PNNL engineers chose MATLAB® and Simulink® to evaluate alternative control strategies. Computer simulation allowed them to consider many operational parameters, such as the position, velocity, and acceleration of every point at each time step in the simulation. That data was then used in analysis routines to calculate optimal control equations.
PNNL engineers used DADS (Dynamic Analysis and Design System) 3D mechanical system simulation software from Computer Aided Design Software, Inc., to model the mechanics. This software, which interfaces with MATLAB and Simulink, allowed engineers to quickly model, simulate, and animate the basic test bed system. The model included open- and closed-loop control systems and realistic hydraulic valve and actuator properties. It also incorporated finite element results that accurately modeled the flexible link.

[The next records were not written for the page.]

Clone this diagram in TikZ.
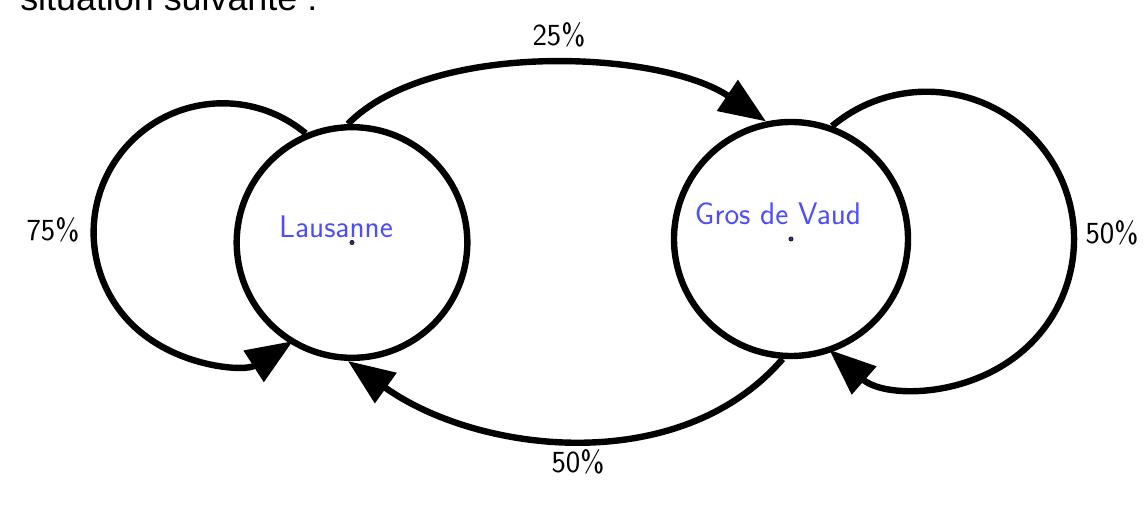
\documentclass[tikz,border=0pt]{standalone}
\usepackage{fontspec}
\newfontfamily\headfont{Liberation Sans}
\usetikzlibrary{arrows.meta}
\definecolor{labblue}{RGB}{77,77,255}
\tikzset{
  state/.style={circle, draw=black, line width=4.8pt, inner sep=0pt},
  conn/.style={line width=4.8pt, -{Triangle[length=35pt,width=27pt]}},
  pct/.style={font=\sffamily\fontsize{23}{27}\selectfont, text=black},
  cityname/.style={font=\sffamily\fontsize{23.4}{28}\selectfont, text=labblue},
  centerdot/.style={fill=labblue!60!black, draw=black, line width=0.4pt}
}
\begin{document}
\begin{tikzpicture}[x=0.75pt,y=0.75pt]
\useasboundingbox (0,0) rectangle (1146,510);
% heading (cut off at the top)
\node[anchor=base west, inner sep=0pt, font=\headfont\fontsize{26.9}{32}\selectfont] (head) at (20,499) {situation suivante :};
% states
\node[state, minimum size=173pt] (L) at (352,267.5) {};
\node[state, minimum size=175.5pt] (G) at (791,271) {};
\fill[centerdot] (L.center) circle[radius=1.6pt];
\fill[centerdot] (G.center) circle[radius=1.6pt];
\node[cityname] (Lname) at (336,283) {Lausanne};
\node[cityname] (Gname) at (778,296) {Gros de Vaud};
% connectors
\draw[conn] (L.92) .. controls (430,470) and (660,460) .. (G.102);
\draw[conn] (G.266) .. controls (680,32) and (478,56) .. (L.268);
\draw[conn] (L.113) arc[start angle=50.1, end angle=302.8, radius=96.9pt];
\draw[conn] (G.70) arc[start angle=129.9, end angle=-131.4, radius=110.55pt];
% labels
\node[pct] (p25) at (559,475) {25\%};
\node[pct] (p75) at (53,280) {75\%};
\node[pct] (p50r) at (1112,277) {50\%};
\node[pct] (p50b) at (578,48) {50\%};
\end{tikzpicture}
\end{document}
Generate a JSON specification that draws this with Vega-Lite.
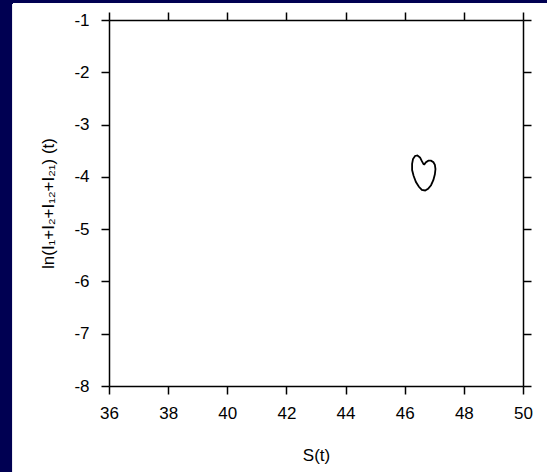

The tools had met the biggest simulation challenge—accurately reflecting physical reality. Once linearized, the model was used to develop the constant-coefficient differential equations that drive the controller design models (CDMs), the mathematical models that compute the actuator responses needed to dampen vibrations. The step functions developed from the simulation output were applied to the azimuth angle of the SRM, and the LRM tip response signals were measured.
PNNL engineers analyzed those responses to produce optimized linear transfer functions based on the step response of the robotic system. The analysis was performed under a variety of loading conditions to obtain a family of transfer functions.